**Available data**:
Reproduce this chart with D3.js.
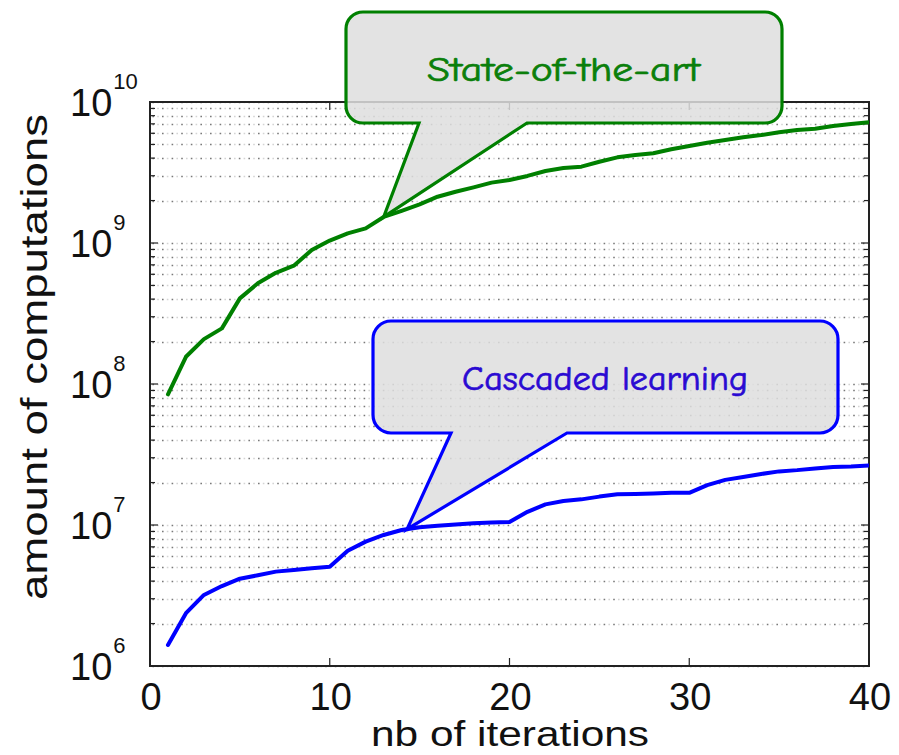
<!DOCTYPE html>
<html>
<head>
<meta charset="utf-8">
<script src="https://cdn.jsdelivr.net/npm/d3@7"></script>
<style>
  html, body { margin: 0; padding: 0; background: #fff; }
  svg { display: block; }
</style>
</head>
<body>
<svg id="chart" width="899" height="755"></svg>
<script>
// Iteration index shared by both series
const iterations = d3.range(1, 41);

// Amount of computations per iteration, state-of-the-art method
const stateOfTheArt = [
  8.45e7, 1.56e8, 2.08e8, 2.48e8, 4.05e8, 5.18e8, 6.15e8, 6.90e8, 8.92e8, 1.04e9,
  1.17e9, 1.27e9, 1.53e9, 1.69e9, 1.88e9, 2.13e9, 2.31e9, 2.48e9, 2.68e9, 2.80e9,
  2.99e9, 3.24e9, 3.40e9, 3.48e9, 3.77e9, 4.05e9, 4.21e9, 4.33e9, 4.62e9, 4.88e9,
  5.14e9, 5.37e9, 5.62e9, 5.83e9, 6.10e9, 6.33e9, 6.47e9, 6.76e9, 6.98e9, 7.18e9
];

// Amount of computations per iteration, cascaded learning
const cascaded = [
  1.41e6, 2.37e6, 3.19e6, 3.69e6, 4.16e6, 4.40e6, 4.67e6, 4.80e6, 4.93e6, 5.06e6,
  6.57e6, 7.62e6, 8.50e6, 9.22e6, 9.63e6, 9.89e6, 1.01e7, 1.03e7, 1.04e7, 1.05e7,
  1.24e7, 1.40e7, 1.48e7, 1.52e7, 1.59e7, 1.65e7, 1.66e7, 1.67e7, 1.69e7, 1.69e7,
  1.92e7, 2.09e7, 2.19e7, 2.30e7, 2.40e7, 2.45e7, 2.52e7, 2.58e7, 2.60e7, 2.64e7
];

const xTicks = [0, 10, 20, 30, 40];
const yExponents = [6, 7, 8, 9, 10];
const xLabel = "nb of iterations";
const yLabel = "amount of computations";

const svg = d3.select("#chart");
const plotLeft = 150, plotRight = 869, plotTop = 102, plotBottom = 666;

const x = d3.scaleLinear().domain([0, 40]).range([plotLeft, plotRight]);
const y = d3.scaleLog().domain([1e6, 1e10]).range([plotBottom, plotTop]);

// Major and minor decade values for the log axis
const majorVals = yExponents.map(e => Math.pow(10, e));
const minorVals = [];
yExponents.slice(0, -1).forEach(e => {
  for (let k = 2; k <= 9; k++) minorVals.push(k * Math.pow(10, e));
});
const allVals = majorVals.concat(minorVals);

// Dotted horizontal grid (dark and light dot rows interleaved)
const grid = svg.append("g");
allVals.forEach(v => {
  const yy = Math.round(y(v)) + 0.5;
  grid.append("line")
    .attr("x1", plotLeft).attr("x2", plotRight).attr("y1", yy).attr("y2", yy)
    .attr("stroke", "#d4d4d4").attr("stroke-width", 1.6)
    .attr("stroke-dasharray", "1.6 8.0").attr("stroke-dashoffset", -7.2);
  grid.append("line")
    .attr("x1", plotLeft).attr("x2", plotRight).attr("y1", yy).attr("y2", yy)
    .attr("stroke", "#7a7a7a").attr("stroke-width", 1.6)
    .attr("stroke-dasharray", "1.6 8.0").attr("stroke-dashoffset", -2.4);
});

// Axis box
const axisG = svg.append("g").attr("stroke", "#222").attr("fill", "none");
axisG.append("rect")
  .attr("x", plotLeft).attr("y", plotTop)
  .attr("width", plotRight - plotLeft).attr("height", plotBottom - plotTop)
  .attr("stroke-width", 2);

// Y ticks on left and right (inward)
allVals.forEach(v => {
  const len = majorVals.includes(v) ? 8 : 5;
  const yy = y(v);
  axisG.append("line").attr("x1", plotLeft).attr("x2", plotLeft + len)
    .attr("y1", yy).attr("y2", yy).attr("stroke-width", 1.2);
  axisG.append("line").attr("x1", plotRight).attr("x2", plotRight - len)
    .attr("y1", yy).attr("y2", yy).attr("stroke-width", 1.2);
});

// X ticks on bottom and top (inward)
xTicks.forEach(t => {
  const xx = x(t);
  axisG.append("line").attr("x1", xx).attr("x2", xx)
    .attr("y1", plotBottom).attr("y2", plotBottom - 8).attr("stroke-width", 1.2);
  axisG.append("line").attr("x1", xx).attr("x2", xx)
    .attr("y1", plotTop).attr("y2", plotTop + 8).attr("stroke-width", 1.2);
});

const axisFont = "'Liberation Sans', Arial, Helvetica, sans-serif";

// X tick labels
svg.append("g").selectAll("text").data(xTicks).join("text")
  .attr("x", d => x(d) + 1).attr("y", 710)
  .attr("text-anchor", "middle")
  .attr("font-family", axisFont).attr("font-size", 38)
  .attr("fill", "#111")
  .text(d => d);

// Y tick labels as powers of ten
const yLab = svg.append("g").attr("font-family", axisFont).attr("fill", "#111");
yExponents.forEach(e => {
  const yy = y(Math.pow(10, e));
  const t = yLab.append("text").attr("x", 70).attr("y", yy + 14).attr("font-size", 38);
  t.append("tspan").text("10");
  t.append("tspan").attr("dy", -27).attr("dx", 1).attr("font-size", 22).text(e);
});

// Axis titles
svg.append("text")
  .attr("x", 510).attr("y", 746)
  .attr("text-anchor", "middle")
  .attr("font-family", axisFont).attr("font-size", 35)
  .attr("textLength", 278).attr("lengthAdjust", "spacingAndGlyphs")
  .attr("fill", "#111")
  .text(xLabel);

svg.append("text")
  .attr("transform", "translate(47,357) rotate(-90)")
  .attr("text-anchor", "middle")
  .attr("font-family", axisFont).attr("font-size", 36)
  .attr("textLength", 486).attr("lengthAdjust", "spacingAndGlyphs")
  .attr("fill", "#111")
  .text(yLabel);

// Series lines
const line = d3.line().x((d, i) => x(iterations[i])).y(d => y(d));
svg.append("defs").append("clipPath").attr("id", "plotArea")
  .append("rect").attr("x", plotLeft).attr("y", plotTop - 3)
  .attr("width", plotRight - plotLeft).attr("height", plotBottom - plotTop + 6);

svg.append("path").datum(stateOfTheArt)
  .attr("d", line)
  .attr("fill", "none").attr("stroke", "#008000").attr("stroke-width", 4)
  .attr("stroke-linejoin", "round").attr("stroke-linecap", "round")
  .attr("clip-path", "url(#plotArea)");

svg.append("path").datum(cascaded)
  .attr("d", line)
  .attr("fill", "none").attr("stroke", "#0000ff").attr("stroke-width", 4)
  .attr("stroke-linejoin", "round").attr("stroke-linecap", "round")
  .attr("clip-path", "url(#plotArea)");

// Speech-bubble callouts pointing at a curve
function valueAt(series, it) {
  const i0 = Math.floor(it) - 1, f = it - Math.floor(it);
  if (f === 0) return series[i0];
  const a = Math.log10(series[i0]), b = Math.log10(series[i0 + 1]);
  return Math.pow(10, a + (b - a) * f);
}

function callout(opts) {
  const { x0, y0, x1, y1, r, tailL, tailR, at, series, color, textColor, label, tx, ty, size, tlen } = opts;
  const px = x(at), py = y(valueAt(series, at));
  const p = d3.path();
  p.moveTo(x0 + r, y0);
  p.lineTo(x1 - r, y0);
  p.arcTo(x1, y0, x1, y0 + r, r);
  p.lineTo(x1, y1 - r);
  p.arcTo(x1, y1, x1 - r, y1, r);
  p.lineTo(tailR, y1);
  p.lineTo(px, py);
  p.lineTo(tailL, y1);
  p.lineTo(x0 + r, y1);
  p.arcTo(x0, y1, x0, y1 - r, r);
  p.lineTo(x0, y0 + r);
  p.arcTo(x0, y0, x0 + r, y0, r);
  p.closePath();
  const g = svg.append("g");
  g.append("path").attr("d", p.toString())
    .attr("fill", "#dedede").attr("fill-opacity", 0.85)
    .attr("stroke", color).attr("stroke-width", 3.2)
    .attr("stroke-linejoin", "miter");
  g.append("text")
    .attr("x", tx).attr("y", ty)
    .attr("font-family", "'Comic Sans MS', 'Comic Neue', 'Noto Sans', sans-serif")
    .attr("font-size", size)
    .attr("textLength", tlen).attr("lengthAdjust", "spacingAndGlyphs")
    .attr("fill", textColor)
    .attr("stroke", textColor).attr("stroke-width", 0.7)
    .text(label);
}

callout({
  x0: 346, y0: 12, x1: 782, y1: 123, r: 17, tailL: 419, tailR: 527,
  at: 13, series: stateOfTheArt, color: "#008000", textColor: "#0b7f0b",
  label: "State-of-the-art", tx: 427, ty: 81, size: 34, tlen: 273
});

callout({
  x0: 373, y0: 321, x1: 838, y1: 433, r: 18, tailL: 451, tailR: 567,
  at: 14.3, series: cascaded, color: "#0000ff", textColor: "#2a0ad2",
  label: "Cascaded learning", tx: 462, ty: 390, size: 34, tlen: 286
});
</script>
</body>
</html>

**Task instructions**:
Reproduce exactly the run of lines that opens the listing and closes with the line holding "const iterations = d3.range(1, 41);". Pictures are excluded.

**Correct result**:
Reproduce this chart with D3.js.
<!DOCTYPE html>
<html>
<head>
<meta charset="utf-8">
<script src="https://cdn.jsdelivr.net/npm/d3@7"></script>
<style>
  html, body { margin: 0; padding: 0; background: #fff; }
  svg { display: block; }
</style>
</head>
<body>
<svg id="chart" width="899" height="755"></svg>
<script>
// Iteration index shared by both series
const iterations = d3.range(1, 41);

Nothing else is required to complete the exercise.